We are not very sensitive to distortion in the bass frequency range.
And I doubt that we really need 140 dB of dynamic range in the speaker.
Our hearing dynamic range is usually listed as being 120 dB, however there is the tensor tympani muscle, which means that we can hear down towards 0 deci-Bel when it is relaxed, and maybe towards (who knows) 60-70dB(?), and then as it tightens it is more like 80-120dB.
So it is a sliding window of dynamic range that is controlled by the muscle tension… and we do not hear at 0 deci-Bel and 120 dB simultaneously.
And there had been some good work done to make motors more linear, which reduces their distortions (IMD/HD), as well as work in mitigating cone breakup, and diffraction.
I could envision that a -60dB uniformity of the 40+ year old Quad could be improved by 10dB or more using some digital correction schemes.
But then there is the pesky subjective listening, and the (almost) fact that a lot of people really like distortions.
Those high distortion (musical) amps set themselves apart, and people seem to buy them.
…
Digital media servers and streaming are a solved problem, thanks to clever mathematics and engineering that was done a long time ago.

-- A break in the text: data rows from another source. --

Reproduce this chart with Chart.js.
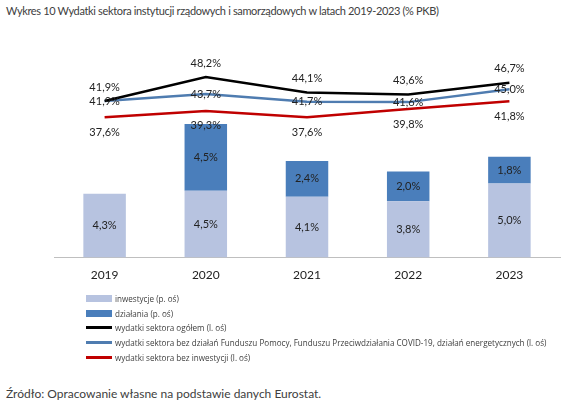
<!DOCTYPE html>
<html>
<head>
<meta charset="utf-8">
<script src="https://cdn.jsdelivr.net/npm/chart.js@4"></script>
<style>
  body { margin: 0; width: 576px; height: 410px; background: #fff; font-family: Lato, sans-serif; position: relative; }
  #title { position: absolute; left: 6px; top: 4px; font-size: 11px; color: #404040; letter-spacing: -0.35px; }
  #wrap { position: absolute; left: 0; top: 0; width: 576px; height: 292px; }
  #legend { position: absolute; left: 86px; top: 291px; font-size: 8.1px; color: #404040; font-family: "Open Sans", sans-serif; }
  .item { height: 14.8px; display: flex; align-items: center; }
  .sw { width: 26px; margin-right: 3px; }
  #source { position: absolute; left: 6px; top: 386px; font-size: 12px; color: #404040; }
</style>
</head>
<body>
<div id="title">Wykres 10 Wydatki sektora instytucji rządowych i samorządowych w latach 2019-2023 (% PKB)</div>
<div id="wrap"><canvas id="chart"></canvas></div>
<div id="legend"></div>
<div id="source">Źródło: Opracowanie własne na podstawie danych Eurostat.</div>
<script>
const years = ['2019', '2020', '2021', '2022', '2023'];
const dzialania = [0, 4.5, 2.4, 2.0, 1.8];
const inwestycje = [4.3, 4.5, 4.1, 3.8, 5.0];
const ogolem = [41.9, 48.2, 44.1, 43.6, 46.7];
const bezFunduszy = [41.9, 43.7, 41.7, 41.6, 45.0];
const bezInwestycji = [37.6, 39.3, 37.6, 39.8, 41.8];

const fmt = v => v.toFixed(1).replace('.', ',') + '%';

// labels: bars centred, lines above / on / below
const labelPlugin = {
    id: 'labels',
    afterDatasetsDraw(chart) {
        const ctx = chart.ctx;
        ctx.save();
        ctx.font = '11px Lato, sans-serif';
        ctx.fillStyle = '#222';
        ctx.textAlign = 'center';
        ctx.textBaseline = 'middle';
        chart.data.datasets.forEach((ds, i) => {
            const meta = chart.getDatasetMeta(i);
            meta.data.forEach((el, j) => {
                const v = ds.data[j];
                if (!v) return;
                let y;
                if (ds.type === 'bar') y = (el.y + el.base) / 2;
                else y = el.y + ds.labelOffset;
                ctx.fillText(fmt(v), el.x, y);
            });
        });
        ctx.restore();
    }
};

const datasets = [
    { type: 'bar', label: 'działania (p. oś)', data: dzialania, backgroundColor: '#4a7ebb', yAxisID: 'yR', stack: 's', order: 5 },
    { type: 'bar', label: 'inwestycje (p. oś)', data: inwestycje, backgroundColor: '#b7c3e0', yAxisID: 'yR', stack: 's', order: 4 },
    { type: 'line', label: 'wydatki sektora ogółem (l. oś)', data: ogolem, borderColor: '#000', borderWidth: 2.5, pointRadius: 0, yAxisID: 'yL', labelOffset: -14, order: 1 },
    { type: 'line', label: 'wydatki sektora bez działań Funduszu Pomocy, Funduszu Przeciwdziałania COVID-19, działań energetycznych (l. oś)', data: bezFunduszy, borderColor: '#4f7cb0', borderWidth: 2.5, pointRadius: 0, yAxisID: 'yL', labelOffset: 0, order: 2 },
    { type: 'line', label: 'wydatki sektora bez inwestycji (l. oś)', data: bezInwestycji, borderColor: '#c00000', borderWidth: 2.5, pointRadius: 0, yAxisID: 'yL', labelOffset: 15, order: 3 }
];

new Chart(document.getElementById('chart'), {
    data: { labels: years, datasets: datasets },
    options: {
        responsive: true,
        maintainAspectRatio: false,
        animation: false,
        layout: { padding: { left: 54, right: 16, top: 40, bottom: 0 } },
        datasets: { bar: { barPercentage: 0.42, categoryPercentage: 1 } },
        plugins: { legend: { display: false }, tooltip: { enabled: false } },
        scales: {
            x: {
                grid: { display: false, drawTicks: false },
                border: { color: '#bfbfbf' },
                ticks: { color: '#222', font: { size: 12, family: 'Lato' }, padding: 10 }
            },
            yL: { position: 'left', display: false, min: 0.8, max: 57.9 },
            yR: { position: 'right', display: false, stacked: true, min: 0, max: 14.66 }
        }
    },
    plugins: [labelPlugin]
});

// html legend in reference order
const legendItems = [
    { text: datasets[1].label, color: '#b7c3e0', h: 7 },
    { text: datasets[0].label, color: '#4a7ebb', h: 7 },
    { text: datasets[2].label, color: '#000', h: 3 },
    { text: datasets[3].label, color: '#4f7cb0', h: 3 },
    { text: datasets[4].label, color: '#c00000', h: 3 }
];
const legend = document.getElementById('legend');
legendItems.forEach(it => {
    const d = document.createElement('div');
    d.className = 'item';
    d.innerHTML = `<span class="sw" style="height:${it.h}px;background:${it.color}"></span><span>${it.text}</span>`;
    legend.appendChild(d);
});
</script>
</body>
</html>
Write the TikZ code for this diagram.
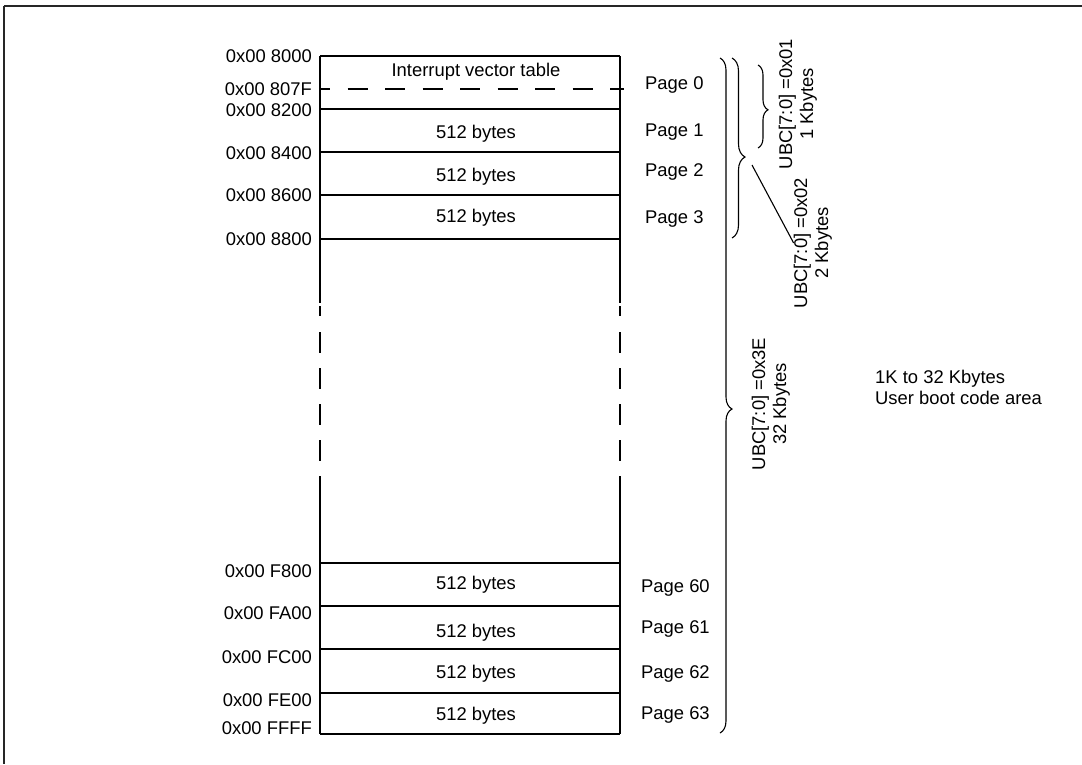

Loudspeakers require a lot of new science still. But there's no money in it. The National Science Foundation (what will remain of it once DOGE cleans out the government) will hardly fund any basic research on loudspeakers. So, I am pessimistic we'll see any fundamental advances here beyond what we already have, despite marketing brochures aimed to sell fancy loudspeakers.
…
The Canadians have contributed too, so there is hope with the Great White North. (Aka 51st/52nd state.)